→ **Required work**
Starting at the first line of the data, print each line verbatim up to and including the line bearing "Cell, XAxis, YAxis", omitting pictures.

→ **Collected material**
+ + + +
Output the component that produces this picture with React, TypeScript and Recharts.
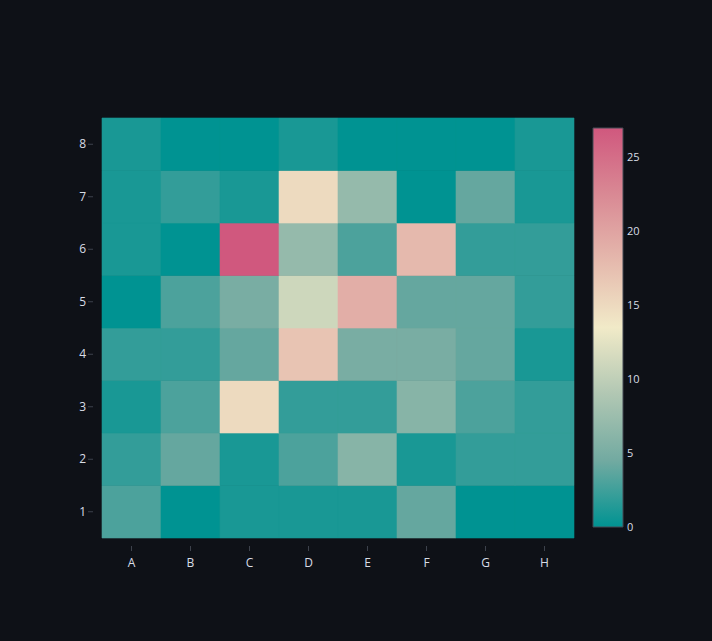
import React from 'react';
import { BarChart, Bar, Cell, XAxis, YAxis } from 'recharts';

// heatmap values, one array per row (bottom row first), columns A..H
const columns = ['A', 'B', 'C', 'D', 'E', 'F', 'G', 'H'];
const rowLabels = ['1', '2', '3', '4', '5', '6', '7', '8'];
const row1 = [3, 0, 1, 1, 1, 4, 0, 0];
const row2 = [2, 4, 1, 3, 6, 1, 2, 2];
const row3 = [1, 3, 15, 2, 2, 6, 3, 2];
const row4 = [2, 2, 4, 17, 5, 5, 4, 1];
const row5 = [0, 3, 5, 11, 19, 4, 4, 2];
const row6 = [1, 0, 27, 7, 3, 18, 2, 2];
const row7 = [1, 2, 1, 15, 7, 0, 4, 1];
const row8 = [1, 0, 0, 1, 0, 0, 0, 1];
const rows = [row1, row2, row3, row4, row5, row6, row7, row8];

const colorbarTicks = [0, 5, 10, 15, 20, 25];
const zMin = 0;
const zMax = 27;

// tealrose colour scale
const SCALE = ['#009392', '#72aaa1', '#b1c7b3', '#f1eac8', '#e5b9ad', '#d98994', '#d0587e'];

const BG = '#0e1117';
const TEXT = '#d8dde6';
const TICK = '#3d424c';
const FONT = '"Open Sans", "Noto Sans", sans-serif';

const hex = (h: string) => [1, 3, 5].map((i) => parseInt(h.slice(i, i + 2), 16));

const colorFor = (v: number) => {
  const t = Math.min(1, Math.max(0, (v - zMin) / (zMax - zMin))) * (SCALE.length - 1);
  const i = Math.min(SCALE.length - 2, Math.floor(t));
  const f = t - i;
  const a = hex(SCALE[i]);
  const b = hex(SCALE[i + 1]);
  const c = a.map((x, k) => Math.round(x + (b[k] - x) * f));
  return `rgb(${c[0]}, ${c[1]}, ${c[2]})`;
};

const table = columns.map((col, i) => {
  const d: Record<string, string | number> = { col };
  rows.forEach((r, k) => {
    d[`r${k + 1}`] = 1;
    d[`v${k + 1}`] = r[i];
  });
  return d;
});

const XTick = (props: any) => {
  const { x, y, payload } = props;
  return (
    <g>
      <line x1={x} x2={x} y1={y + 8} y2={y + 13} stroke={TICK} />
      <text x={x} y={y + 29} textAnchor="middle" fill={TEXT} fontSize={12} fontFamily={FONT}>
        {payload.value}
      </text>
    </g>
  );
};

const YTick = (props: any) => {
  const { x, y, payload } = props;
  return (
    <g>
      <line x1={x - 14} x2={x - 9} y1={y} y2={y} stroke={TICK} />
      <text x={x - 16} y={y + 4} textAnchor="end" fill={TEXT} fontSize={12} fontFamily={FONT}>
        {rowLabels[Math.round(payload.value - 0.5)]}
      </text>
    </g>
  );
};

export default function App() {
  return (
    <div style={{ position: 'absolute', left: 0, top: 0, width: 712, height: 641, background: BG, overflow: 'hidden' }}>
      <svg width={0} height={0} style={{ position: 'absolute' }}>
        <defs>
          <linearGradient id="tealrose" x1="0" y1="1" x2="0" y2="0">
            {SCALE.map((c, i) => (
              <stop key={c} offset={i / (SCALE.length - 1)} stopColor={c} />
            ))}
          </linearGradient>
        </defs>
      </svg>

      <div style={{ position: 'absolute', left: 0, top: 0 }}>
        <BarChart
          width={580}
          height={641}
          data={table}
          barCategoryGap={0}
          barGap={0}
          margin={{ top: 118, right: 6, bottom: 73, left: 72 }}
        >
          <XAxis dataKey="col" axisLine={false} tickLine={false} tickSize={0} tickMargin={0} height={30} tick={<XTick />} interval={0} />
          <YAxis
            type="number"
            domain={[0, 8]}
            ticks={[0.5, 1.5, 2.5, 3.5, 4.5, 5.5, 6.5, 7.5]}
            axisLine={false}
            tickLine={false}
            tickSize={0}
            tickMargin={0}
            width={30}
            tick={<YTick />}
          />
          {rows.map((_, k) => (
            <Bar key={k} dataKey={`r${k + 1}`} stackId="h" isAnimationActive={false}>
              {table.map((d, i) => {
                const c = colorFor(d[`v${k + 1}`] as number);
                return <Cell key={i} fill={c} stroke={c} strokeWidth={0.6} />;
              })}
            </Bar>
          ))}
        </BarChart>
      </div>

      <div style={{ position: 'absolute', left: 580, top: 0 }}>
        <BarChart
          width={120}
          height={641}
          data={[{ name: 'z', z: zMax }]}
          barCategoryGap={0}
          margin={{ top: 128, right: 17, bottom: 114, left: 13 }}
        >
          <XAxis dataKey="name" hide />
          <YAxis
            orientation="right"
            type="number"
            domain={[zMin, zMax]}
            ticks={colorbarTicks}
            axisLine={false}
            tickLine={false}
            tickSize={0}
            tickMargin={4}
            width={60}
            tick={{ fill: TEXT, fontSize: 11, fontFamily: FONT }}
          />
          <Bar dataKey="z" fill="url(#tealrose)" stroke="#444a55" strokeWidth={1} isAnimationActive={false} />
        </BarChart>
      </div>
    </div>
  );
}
+ + + +
→ **Answer in full**
Output the component that produces this picture with React, TypeScript and Recharts.
import React from 'react';
import { BarChart, Bar, Cell, XAxis, YAxis } from 'recharts';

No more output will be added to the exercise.